Watergate remains the Jack the Ripper of political scandals, with many unanswered questions and inexplicable anomalies—and a pattern of anomalies, as my late great teacher Harold Rood taught us, usually add up to something that is not random.  Above all, just what the heck were the burglar/buggers after?  The infamous “call girl ring” story remains alive, though the favorite theory is still that the Nixon campaign wanted to see what information Democratic National Committee chairman Lawrence O’Brien might have had about Nixon, and particularly Nixon’s connections to Howard Hughes or to a Greek tycoon, Thomas Pappas, whose secret contributions to Nixon’s campaign would have been embarrassing if publicly revealed.  Maybe so, but here’s one of the anomalies: According to some accounts, O’Brien’s office was never bugged (other accounts say a bug was planted, but didn’t work), and the burglars were caught far from O’Brien’s office on that fateful night.  The original bug the burglars thought had malfunctioned—but which had in fact been removed—had been placed in the office of a low-level subordinate employee who was seldom at the office.  Maybe the burglar/buggers were just incompetent?  Perhaps.  After all, why did veteran CIA agent James McCord do something as stupid as tape a door open a second time, which would be an obvious tip off to Watergate security?  This has always unfolded onto a Hollywood-like conspiracy theory that the CIA was behind the whole thing, because The Compnay (sic) thought Nixon was trying to exert too much control over the agency, which Nixon disliked.  A faction of the military is also alleged to have helped exploit Watergate as a means to derail Nixon’s arms control efforts.  (This was, coincidentally, the line the Soviet press adopted.)  “If we didn’t know better,” Nixon remarked on one of the famous tapes, “[we] would have thought it was deliberately botched.”
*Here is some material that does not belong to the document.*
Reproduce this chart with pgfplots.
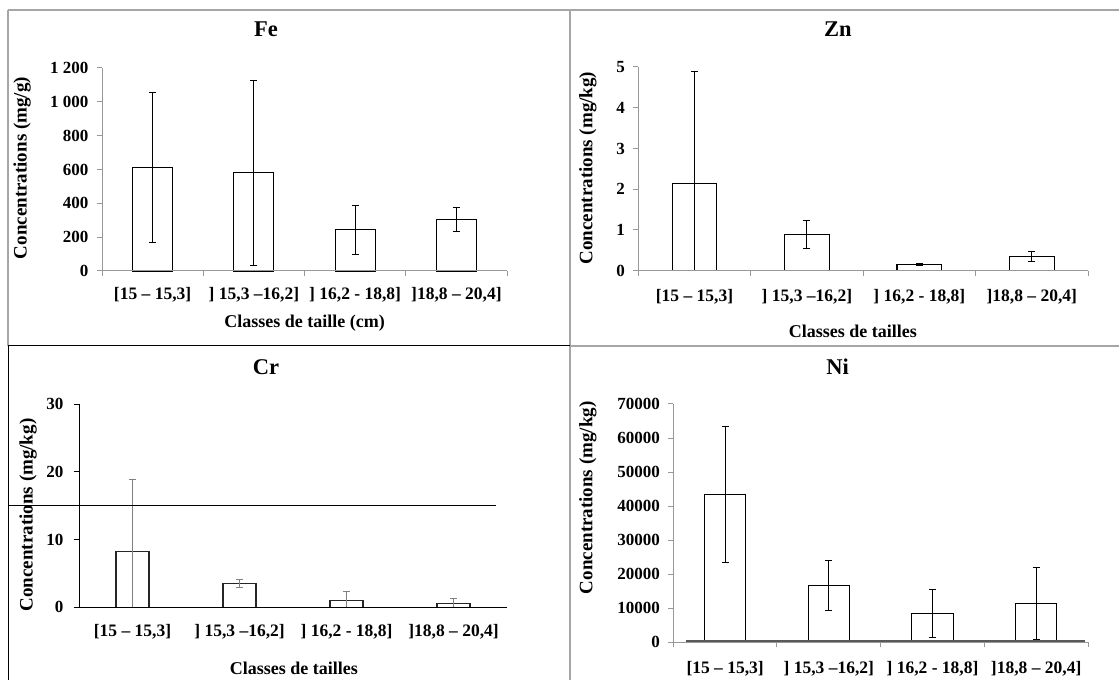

Of course, as Hayward points out, the damage Watergate did to constitutional government was vast.  We still live in the rubble caused by Watergate, which has manifested itself in the usurpation of executive power by administrative agencies and Congress alike.  And the other thing caused by Watergate is the still too pervasive respect and adoration heaped upon Carl Bernstein and Bob Woodward for outing the crook that was Nixon.  As Hayward notes, the FBI was already many steps ahead of their reporting.